[Data items]
===============

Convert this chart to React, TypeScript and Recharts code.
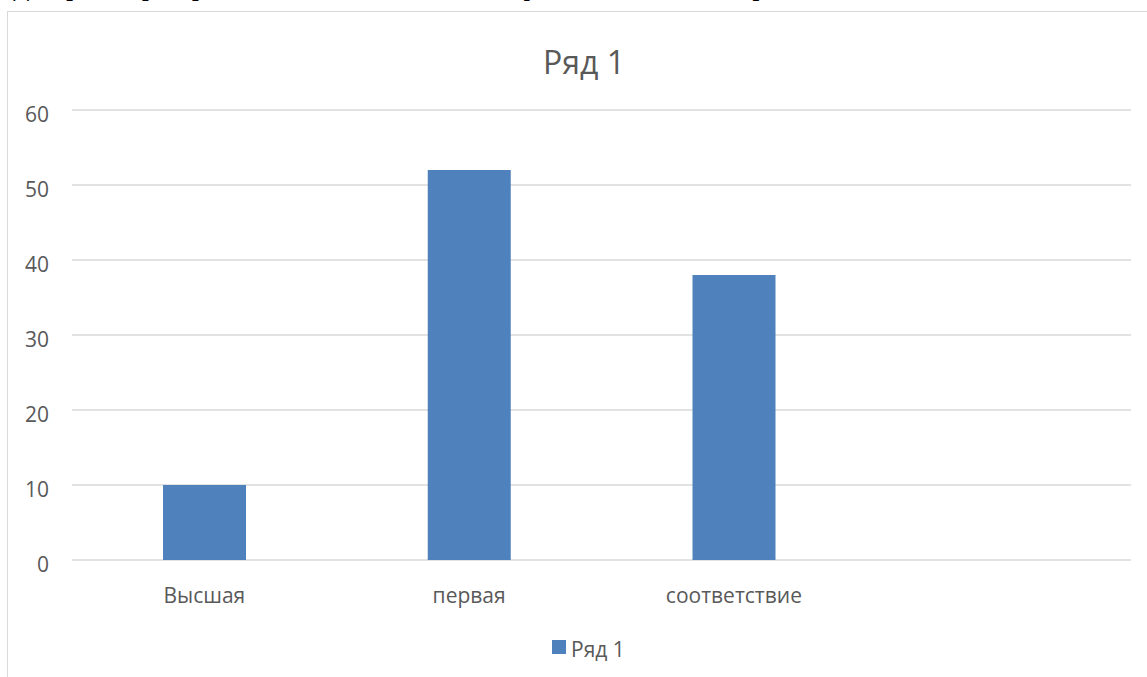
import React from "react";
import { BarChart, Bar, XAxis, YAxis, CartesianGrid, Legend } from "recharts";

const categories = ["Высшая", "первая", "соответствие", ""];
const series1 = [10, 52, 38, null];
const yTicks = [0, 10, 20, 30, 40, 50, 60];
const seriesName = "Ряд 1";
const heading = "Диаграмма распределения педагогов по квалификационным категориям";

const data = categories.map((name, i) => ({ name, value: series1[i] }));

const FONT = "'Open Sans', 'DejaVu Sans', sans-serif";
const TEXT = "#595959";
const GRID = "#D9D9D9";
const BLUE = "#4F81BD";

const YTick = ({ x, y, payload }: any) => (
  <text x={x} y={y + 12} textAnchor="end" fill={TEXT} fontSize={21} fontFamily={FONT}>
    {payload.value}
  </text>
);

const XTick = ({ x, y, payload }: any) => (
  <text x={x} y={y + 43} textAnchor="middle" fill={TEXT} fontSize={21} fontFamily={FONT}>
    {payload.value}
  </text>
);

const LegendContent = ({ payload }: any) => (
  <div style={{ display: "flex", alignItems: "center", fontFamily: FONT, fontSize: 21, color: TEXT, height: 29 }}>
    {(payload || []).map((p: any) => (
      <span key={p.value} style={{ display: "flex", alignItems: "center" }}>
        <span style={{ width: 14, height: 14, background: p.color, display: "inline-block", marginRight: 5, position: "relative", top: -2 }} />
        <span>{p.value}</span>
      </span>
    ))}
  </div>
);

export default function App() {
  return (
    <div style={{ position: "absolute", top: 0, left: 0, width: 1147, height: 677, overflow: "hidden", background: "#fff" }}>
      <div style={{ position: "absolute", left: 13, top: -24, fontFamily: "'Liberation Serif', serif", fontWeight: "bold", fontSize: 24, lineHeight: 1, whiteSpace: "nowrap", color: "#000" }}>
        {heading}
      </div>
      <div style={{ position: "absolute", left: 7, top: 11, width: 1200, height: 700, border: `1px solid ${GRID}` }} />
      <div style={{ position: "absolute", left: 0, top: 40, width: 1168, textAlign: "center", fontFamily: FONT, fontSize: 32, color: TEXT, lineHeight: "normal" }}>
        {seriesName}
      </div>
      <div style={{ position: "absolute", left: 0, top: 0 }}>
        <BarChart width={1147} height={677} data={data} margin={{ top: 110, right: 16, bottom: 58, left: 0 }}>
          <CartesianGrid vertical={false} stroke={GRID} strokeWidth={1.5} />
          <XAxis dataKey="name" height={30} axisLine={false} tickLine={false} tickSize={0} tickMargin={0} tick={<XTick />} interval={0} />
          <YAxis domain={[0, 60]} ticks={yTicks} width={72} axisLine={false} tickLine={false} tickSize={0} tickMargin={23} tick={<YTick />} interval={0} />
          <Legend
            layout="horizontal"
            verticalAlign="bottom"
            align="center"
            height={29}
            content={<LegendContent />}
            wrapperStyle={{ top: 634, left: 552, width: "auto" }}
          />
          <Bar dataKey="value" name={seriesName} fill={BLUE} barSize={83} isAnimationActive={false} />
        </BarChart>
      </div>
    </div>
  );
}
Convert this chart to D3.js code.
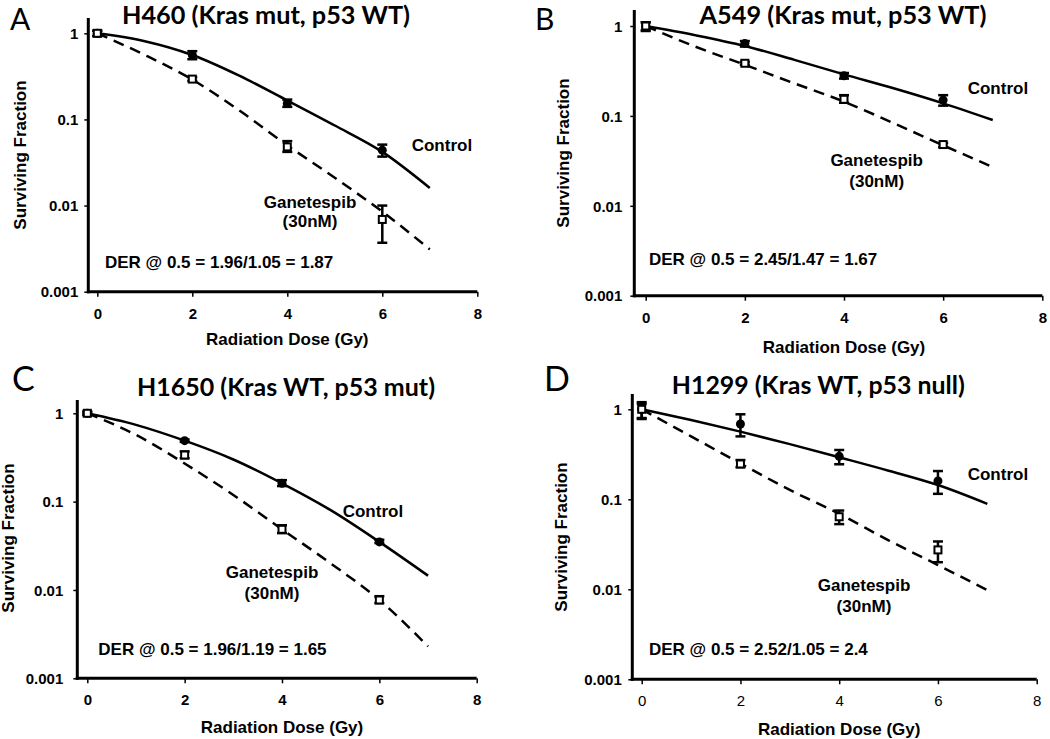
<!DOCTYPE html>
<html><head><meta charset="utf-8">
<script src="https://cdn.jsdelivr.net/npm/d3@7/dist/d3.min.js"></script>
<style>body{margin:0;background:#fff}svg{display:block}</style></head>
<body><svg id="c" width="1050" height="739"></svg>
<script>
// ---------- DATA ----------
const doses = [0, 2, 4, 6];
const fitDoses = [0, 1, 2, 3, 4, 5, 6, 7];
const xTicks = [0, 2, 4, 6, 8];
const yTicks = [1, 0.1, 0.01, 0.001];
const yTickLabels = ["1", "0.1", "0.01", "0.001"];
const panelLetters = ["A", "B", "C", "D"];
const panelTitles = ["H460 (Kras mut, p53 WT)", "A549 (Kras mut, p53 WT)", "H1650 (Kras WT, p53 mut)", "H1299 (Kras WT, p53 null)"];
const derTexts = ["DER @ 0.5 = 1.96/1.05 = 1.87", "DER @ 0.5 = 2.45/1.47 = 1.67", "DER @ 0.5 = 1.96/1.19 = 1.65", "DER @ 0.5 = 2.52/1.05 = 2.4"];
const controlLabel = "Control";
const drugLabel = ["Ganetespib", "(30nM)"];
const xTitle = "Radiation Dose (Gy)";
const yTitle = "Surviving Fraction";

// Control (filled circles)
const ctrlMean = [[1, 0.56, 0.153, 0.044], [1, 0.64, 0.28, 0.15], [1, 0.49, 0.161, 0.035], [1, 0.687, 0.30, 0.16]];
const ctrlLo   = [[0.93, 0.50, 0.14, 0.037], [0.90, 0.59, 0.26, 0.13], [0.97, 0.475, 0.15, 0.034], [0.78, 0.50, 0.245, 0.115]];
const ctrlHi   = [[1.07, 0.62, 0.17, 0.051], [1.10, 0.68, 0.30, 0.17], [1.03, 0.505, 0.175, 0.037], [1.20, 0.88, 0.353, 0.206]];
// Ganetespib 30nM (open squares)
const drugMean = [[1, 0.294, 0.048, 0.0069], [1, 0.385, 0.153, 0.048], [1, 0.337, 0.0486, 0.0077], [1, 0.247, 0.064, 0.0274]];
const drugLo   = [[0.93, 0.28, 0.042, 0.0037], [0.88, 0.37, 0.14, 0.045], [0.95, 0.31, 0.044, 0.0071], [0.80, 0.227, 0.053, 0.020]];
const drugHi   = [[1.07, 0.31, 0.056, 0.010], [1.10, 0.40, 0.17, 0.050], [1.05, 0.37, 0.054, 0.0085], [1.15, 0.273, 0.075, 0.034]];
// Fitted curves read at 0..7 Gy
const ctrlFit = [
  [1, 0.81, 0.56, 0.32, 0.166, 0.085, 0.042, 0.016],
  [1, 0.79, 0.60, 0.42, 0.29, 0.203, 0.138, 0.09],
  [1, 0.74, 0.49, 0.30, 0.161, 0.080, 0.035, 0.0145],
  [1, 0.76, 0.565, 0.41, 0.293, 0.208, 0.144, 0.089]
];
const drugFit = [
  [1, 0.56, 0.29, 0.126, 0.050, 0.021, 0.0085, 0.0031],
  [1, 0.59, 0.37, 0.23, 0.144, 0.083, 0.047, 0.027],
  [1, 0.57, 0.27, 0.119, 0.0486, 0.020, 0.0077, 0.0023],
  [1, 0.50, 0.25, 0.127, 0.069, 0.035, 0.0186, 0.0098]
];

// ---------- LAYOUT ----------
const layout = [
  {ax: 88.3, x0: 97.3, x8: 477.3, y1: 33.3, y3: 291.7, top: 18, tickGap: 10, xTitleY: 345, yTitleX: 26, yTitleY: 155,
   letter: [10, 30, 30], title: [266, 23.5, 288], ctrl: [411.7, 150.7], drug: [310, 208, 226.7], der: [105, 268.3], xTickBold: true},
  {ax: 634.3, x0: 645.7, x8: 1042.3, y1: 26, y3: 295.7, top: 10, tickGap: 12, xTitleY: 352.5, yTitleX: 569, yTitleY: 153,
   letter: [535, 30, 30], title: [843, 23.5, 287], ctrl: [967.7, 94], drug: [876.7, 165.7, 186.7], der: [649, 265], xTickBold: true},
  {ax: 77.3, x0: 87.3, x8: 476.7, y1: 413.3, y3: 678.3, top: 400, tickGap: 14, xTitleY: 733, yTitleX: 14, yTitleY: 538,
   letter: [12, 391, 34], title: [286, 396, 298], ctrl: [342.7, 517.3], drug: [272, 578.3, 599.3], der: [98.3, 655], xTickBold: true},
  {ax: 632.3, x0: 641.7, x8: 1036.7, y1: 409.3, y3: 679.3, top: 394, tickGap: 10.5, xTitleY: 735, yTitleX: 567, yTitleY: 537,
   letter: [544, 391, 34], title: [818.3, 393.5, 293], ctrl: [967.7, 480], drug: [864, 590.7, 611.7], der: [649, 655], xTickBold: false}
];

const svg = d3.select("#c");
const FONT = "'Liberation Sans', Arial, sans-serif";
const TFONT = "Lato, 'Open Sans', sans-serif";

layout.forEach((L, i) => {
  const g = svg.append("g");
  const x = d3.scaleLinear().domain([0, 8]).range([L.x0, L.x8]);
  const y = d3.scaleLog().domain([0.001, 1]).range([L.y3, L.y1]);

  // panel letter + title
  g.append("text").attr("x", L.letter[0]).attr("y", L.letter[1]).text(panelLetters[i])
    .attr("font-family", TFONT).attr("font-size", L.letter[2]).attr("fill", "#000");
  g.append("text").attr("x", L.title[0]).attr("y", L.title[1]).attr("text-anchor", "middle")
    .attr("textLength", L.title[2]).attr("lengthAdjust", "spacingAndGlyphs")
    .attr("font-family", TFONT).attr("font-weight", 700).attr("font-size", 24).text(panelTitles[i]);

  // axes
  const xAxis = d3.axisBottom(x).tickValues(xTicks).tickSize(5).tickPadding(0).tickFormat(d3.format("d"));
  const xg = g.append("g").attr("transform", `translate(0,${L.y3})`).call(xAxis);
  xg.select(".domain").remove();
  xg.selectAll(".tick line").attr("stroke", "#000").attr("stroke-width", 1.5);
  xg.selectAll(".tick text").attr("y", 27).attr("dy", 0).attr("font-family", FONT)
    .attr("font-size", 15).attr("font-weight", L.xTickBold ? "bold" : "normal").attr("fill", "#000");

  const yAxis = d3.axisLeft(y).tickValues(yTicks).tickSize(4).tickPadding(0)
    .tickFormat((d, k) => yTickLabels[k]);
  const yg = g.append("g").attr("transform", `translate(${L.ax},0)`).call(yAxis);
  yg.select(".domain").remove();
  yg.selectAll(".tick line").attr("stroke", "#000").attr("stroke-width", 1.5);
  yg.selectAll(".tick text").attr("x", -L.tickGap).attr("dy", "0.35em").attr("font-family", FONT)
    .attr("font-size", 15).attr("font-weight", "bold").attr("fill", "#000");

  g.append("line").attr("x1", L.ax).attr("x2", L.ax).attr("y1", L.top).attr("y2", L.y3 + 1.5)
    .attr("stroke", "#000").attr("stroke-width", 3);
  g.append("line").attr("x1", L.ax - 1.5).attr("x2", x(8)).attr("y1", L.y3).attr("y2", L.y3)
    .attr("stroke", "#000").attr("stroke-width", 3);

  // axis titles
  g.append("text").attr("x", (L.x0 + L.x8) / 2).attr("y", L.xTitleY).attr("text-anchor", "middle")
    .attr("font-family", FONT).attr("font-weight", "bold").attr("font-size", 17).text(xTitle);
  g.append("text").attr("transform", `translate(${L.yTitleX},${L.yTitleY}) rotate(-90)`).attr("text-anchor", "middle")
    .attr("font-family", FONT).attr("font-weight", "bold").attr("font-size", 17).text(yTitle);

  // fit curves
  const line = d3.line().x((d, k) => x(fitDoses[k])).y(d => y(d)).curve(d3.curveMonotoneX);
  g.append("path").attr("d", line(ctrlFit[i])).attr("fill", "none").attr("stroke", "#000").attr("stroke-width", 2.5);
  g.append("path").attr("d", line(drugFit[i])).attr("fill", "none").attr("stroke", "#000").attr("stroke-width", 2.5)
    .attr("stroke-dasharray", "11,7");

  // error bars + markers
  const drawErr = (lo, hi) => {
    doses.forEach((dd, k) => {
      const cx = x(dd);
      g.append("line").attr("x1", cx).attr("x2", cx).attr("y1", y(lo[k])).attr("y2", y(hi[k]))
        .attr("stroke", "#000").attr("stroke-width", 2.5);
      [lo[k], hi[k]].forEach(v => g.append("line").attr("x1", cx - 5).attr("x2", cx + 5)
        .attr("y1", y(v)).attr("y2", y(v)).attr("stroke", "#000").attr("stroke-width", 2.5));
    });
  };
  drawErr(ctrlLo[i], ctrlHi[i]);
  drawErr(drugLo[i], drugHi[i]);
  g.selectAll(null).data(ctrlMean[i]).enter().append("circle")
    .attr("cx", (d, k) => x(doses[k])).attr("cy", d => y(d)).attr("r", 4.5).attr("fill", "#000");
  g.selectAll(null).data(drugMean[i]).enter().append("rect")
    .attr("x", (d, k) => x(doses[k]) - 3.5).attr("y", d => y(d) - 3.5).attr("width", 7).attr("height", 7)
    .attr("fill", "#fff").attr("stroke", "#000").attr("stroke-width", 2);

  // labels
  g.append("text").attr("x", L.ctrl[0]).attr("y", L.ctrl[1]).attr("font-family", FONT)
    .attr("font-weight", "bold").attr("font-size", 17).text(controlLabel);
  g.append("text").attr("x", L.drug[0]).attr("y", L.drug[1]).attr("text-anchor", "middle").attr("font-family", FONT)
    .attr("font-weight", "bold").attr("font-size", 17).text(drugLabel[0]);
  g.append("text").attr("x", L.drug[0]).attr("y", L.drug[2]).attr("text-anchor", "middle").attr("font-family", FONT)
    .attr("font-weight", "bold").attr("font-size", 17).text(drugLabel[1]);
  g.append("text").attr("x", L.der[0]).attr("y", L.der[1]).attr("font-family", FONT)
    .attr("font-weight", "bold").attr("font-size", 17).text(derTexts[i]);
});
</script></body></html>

===============

Write out nothing but the lines from the start of the data through the line with "YAxis, CartesianGrid, Legend". Leave out the pictures.

Convert this chart to React, TypeScript and Recharts code.
import React from "react";
import { BarChart, Bar, XAxis, YAxis, CartesianGrid, Legend } from "recharts";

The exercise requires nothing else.